Die Deutschen sind ein trinkfestes Volk. Im Land der Dichter und Denker gilt Alkoholkonsum als berauschendes Mittel gegen schlechte Stimmung und kreativen Stau. "Es ist ein Brauch seit alters her: Wer Sorgen hat, hat auch Likör", lautet ein süffiger Reim von Wilhelm Busch, "Rotwein ist für alte Knaben / eine von den besten Gaben" ein anderer. Und der Weimarer Geheimrat Goethe schenkt gleich noch einen nach: "Solange man nüchtern ist, gefällt das Schlechte", heißt es beim Dichterfürsten. "Wenn man getrunken hat, weiß man das Rechte."

Aber im Geist des Weines, des Bieres und des Alkopops steckt oft der Teufel. Übermäßiger Alkoholkonsum kann süchtig machen. Er führt nicht zu dichterischen Höhenflügen, sondern zu körperlichem und geistigem Verfall. Die Weltgesundheitsorganisation der Vereinten Nationen (WHO) zieht deshalb die Reißleine. Sie definiert Alkoholismus 1952 offiziell als Krankheit. Alkoholkranke sind "exzessive Trinker, deren Abhängigkeit vom Alkohol einen solchen Grad erreicht, dass sie deutliche geistige und körperliche Störungen oder Konflikte in ihren mitmenschlichen Beziehungen, ihren sozialen und wirtschaftlichen Funktionen aufweisen, oder sie zeigen Vorstadien einer solchen Entwicklung", definiert die WHO. "Daher brauchen sie Behandlung". Am 18. Juni 1968 zieht das Bundessozialgericht nach. Seither können sich Alkoholkranke in Deutschland für ihre Entziehungskur in ambulante oder stationäre Behandlung begeben. Die Kosten der Therapie übernimmt die Kranken- oder Rentenversicherung.
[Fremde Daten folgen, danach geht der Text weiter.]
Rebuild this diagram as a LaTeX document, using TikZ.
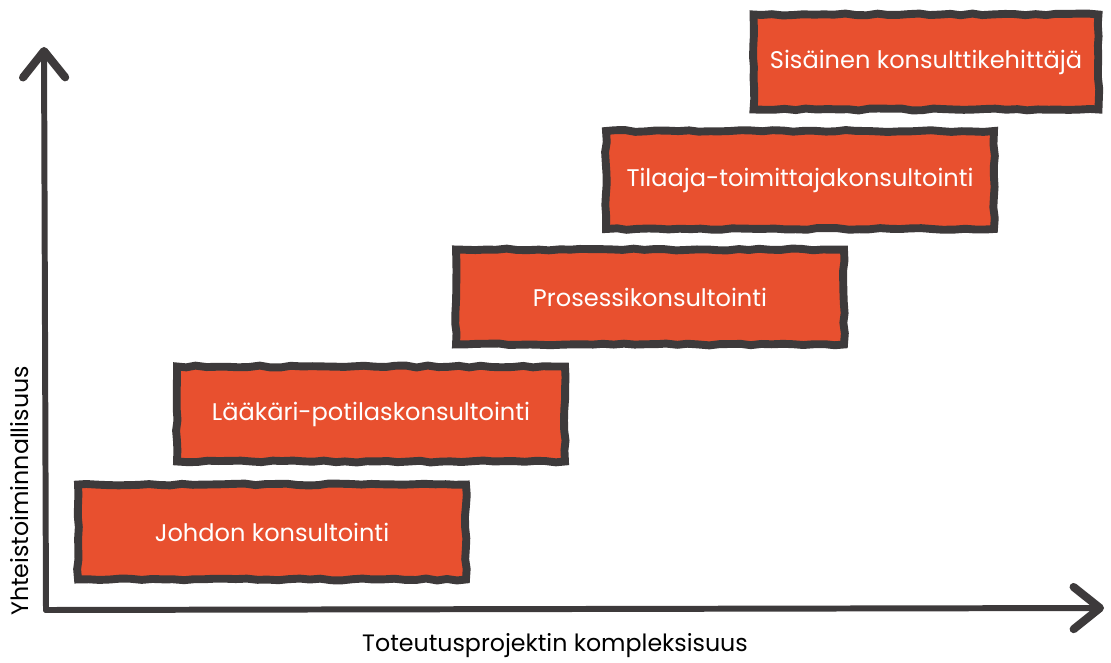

Trotzdem gilt der übermäßige Genuss von Alkohol vor allem unter Jugendlichen hierzulande immer noch als Kavaliersdelikt. Das "Komasaufen" ist ein beliebter Freizeitspaß. 2007 landen knapp 20.000 Jugendliche mit Alkoholvergiftung im Krankenhaus. In Deutschland konsumieren Schätzungen zufolge über 11 Millionen Menschen Alkohol auf problematischem Niveau, bis zu 1,5 Millionen Bundesbürger gelten als abhängig. Vielleicht sollte sich das Volk der Dichter und Denker statt an Wilhelm Busch und Goethe lieber an Martin Luther orientieren. Der hatte bereits im 15. Jahrhundert geschrieben: "Es ist leider gantz Deutschland mit dem Sauffen Laster geplagt".